Political pressure is highly effective, particularly when linked to a clear vision of outcome. Pressure applied by the West during the era of President W Bush, accompanied by internal pressures exerted by Saudi liberals, led to adjustments to the school curricula in the Saudi Kingdom. The Saudi regime promoted this all the more when it convened a Shura council and established the first mixed educational institution in the history of the Arabian Peninsula – the King Abdullah University – with the formal approval of the religious authority, which generally yields to the political system.

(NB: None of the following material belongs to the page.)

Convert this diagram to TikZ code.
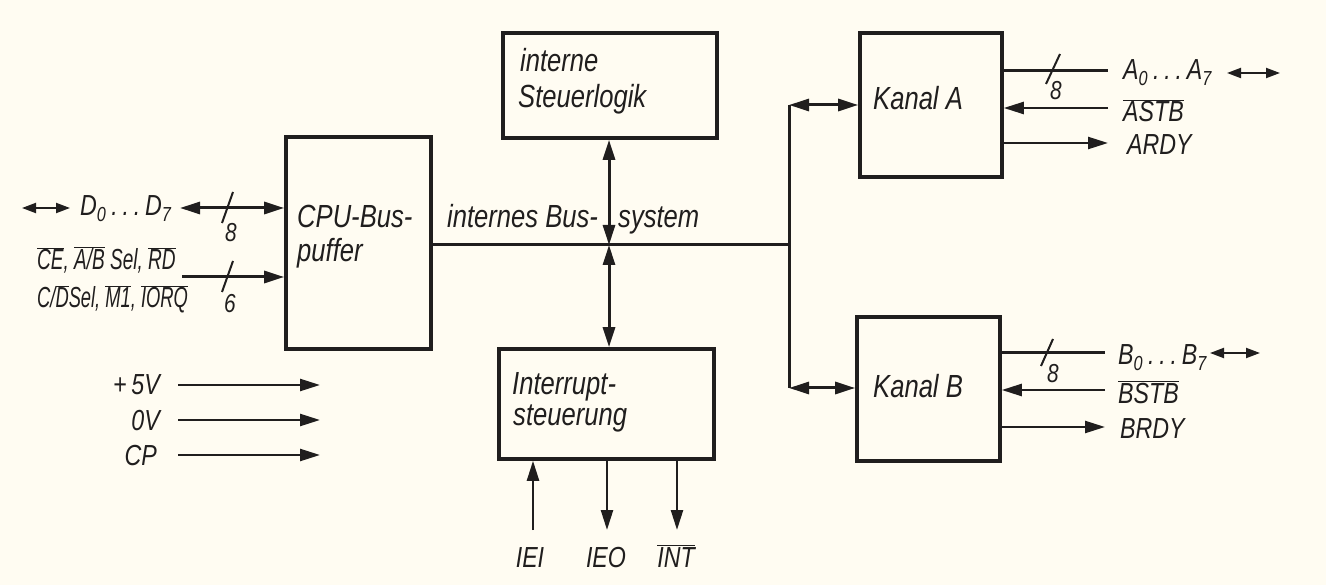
\documentclass[tikz,border=0pt]{standalone}
\usepackage{fontspec}
\setmainfont{Liberation Sans}[FakeStretch=0.8]
\usetikzlibrary{arrows.meta}
\definecolor{paper}{RGB}{255,252,242}
\definecolor{ink}{RGB}{32,30,30}
\newcommand\ovl[1]{$\overline{\mbox{#1}}$}
\newcommand\sbs[1]{\textsubscript{#1}}
\begin{document}
\begin{tikzpicture}[x=1pt,y=-1pt,
  >={Triangle[length=20pt,width=12pt]},
  box/.style={draw=ink,line width=3.6pt,inner sep=0pt},
  wire/.style={draw=ink,line width=3pt},
  thinw/.style={draw=ink,line width=2.4pt},
  stub/.style={draw=ink,line width=2pt,{Triangle[length=14pt,width=10pt]}-{Triangle[length=14pt,width=10pt]}},
  slash/.style={draw=ink,line width=2pt},
  blbl/.style={font=\fontsize{32}{36}\selectfont\itshape,text=ink,inner sep=0pt},
  slbl/.style={font=\fontsize{29}{33}\selectfont\itshape,text=ink,inner sep=0pt},
  num/.style={font=\fontsize{26}{30}\selectfont\itshape,text=ink,inner sep=0pt},
]
\fill[paper] (0,0) rectangle (1326,585);
\useasboundingbox (0,0) rectangle (1326,585);

% boxes
\node[box,minimum width=145pt,minimum height=212pt] (cpu) at (358.5,243) {};
\node[box,minimum width=214pt,minimum height=105pt] (stl) at (610,85.5) {};
\node[box,minimum width=215pt,minimum height=110pt] (irq) at (606.5,404) {};
\node[box,minimum width=142pt,minimum height=144pt] (ka) at (931,105) {};
\node[box,minimum width=143pt,minimum height=144pt] (kb) at (928.5,389) {};

% box labels
\node[blbl,anchor=base west] (tcpu1) at (297,228) {CPU-Bus-};
\node[blbl,anchor=base west] (tcpu2) at (297,262) {puffer};
\node[blbl,anchor=base west] (tstl1) at (520,72) {interne};
\node[blbl,anchor=base west] (tstl2) at (518,108) {Steuerlogik};
\node[blbl,anchor=base west] (tirq1) at (512,395) {Interrupt-};
\node[blbl,anchor=base west] (tirq2) at (513,425) {steuerung};
\node[blbl,anchor=base west] (tka) at (873,110) {Kanal A};
\node[blbl,anchor=base west] (tkb) at (873,397) {Kanal B};
\node[blbl,anchor=base west] (tbus1) at (447,228) {internes Bus-};
\node[blbl,anchor=base west] (tbus2) at (618,228) {system};

% internal bus
\coordinate (bj) at (609,245);
\coordinate (bc) at (789,245);
\coordinate (bca) at (789,105);
\coordinate (bcb) at (789,388);
\draw[wire] (cpu.east |- bj) -- (bc);
\draw[wire] (bca) -- (bcb);
\draw[wire,<->] (bca) -- (bca -| ka.west);
\draw[wire,<->] (bcb) -- (bcb -| kb.west);
\draw[wire,<->] (stl.south -| bj) -- (bj);
\draw[wire,<->] (bj) -- (irq.north -| bj);

% CPU side
\coordinate (dstart) at (180,208);
\draw[wire,<->] (dstart) -- (dstart -| cpu.west);
\draw[slash] (233,192) -- (222,223);
\node[num,anchor=base] (n8a) at (231,242) {8};
\coordinate (cstart) at (182,277);
\draw[wire,->] (cstart) -- (cstart -| cpu.west);
\draw[slash] (233,261) -- (222,292);
\node[num,anchor=base] (n6) at (230,313) {6};
\coordinate (dsa) at (22,208);
\coordinate (dsb) at (70,208);
\draw[stub] (dsa) -- (dsb);
\node[slbl,anchor=base west] (td) at (80,216) {D\sbs{0}\,.\,.\,.\,D\sbs{7}};
\node[slbl,anchor=base west] (tc1) at (37,270) {\scalebox{0.82}[1]{\ovl{CE}, \ovl{A/B} Sel, \ovl{RD}}};
\node[slbl,anchor=base west] (tc2) at (37,308) {\scalebox{0.79}[1]{C/\ovl{D}Sel, \ovl{M1}, \ovl{IORQ}}};

% supply
\node[slbl,anchor=base east] (t5v) at (160,395) {+\,5V};
\node[slbl,anchor=base east] (t0v) at (160,430) {0V};
\node[slbl,anchor=base east] (tcp) at (157,465) {CP};
\coordinate (p5a) at (178,385); \coordinate (p5b) at (320,385);
\coordinate (p0a) at (178,420); \coordinate (p0b) at (320,420);
\coordinate (pca) at (178,455); \coordinate (pcb) at (320,455);
\draw[thinw,->] (p5a) -- (p5b);
\draw[thinw,->] (p0a) -- (p0b);
\draw[thinw,->] (pca) -- (pcb);

% interrupt signals
\coordinate (iei) at (533,530);
\coordinate (ieo) at (607,530);
\coordinate (int) at (677,530);
\draw[thinw,->] (iei) -- (iei |- irq.south);
\draw[thinw,->] (ieo |- irq.south) -- (ieo);
\draw[thinw,->] (int |- irq.south) -- (int);
\node[slbl,anchor=base] (tiei) at (530,567) {IEI};
\node[slbl,anchor=base] (tieo) at (606,567) {IEO};
\node[slbl,anchor=base] (tint) at (676,567) {\ovl{INT}};

% Kanal A
\coordinate (ad) at (1108,71);
\coordinate (as) at (1108,108);
\coordinate (ar) at (1108,143);
\draw[wire] (ka.east |- ad) -- (ad);
\draw[slash] (1060,54) -- (1046,84);
\node[num,anchor=base] (n8b) at (1056,100) {8};
\draw[thinw,->] (as) -- (as -| ka.east);
\draw[thinw,->] (ka.east |- ar) -- (ar);
\node[slbl,anchor=base west] (tad) at (1123,80) {A\sbs{0}\,.\,.\,.\,A\sbs{7}};
\coordinate (asa) at (1227,73); \coordinate (asb) at (1280,73);
\draw[stub] (asa) -- (asb);
\node[slbl,anchor=base west] (tas) at (1123,122) {\ovl{ASTB}};
\node[slbl,anchor=base west] (tar) at (1127,155) {ARDY};

% Kanal B
\coordinate (bd) at (1105,353);
\coordinate (bs) at (1105,390);
\coordinate (br) at (1105,427);
\draw[wire] (kb.east |- bd) -- (bd);
\draw[slash] (1053,339) -- (1041,366);
\node[num,anchor=base] (n8c) at (1053,383) {8};
\draw[thinw,->] (bs) -- (bs -| kb.east);
\draw[thinw,->] (kb.east |- br) -- (br);
\node[slbl,anchor=base west] (tbd) at (1118,365) {B\sbs{0}\,.\,.\,.\,B\sbs{7}};
\coordinate (bsa) at (1210,353); \coordinate (bsb) at (1260,353);
\draw[stub] (bsa) -- (bsb);
\node[slbl,anchor=base west] (tbs) at (1118,403) {\ovl{BSTB}};
\node[slbl,anchor=base west] (tbr) at (1120,438) {BRDY};
\end{tikzpicture}
\end{document}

Political action is not enough on its own to curb Salafist ideology and change the mindset of Muslims towards becoming closer to the values ​​of modernity and maintaining rational thinking. There has to be a convincing intellectual alternative hailing from the same religion, one with the capacity to answer questions posed by everyday Muslims and bolster self-confidence, in view of the fact that for more than a millennium the Muslim mind has been captive to ideas generated by the erroneous approaches that we demonstrated in the first part of this article. Those ideas hold, basically, that Islam contains a comprehensive system of celestial provisions which bear no relation to changes in time and place, that these provisions are to be considered obligatory upon Muslims who do not have the option to reject them or change them, and that religious affairs in their entirety are to be subordinated to religious institutions and the class of scholars and doctors of law.

Contemporary enlightenment efforts have succeeded in refuting these ideas on the theoretical level, and have thus opened the door wide towards achieving a harmony between the values ​​of religion and the requirements of the times. On the theoretical side the Salafist ideology is dead in the water, but changing Muslim minds to rid themselves of it requires major effort; we are talking about one thousand five hundred million Muslims, most of them victims of Salafist ideology and so subordinated to it that not one of them has come out onto the streets to condemn terrorism committed in the name of Islam, even though the amount of Muslim victims of terrorism outnumbers all others, and even though Muslims are used to filling the streets in protest groups condemning events far less serious.  What is more, we are also talking about millions of imams, preachers and activists desperate to keep this corpse alive, since it justifies their existence and their social distinctiveness.

All the same, the Muslim world today is in a more fortunate position to complete the enlightenment project compared to the suffering the West had to go through to achieve the same goal, since humanity has come a long way in framing the forms of modernity, and providing the base for science and knowledge and the mechanisms for advancement. What the world needs now is a way to formulate the vision, devise a strategy for change and make plans for its implementation.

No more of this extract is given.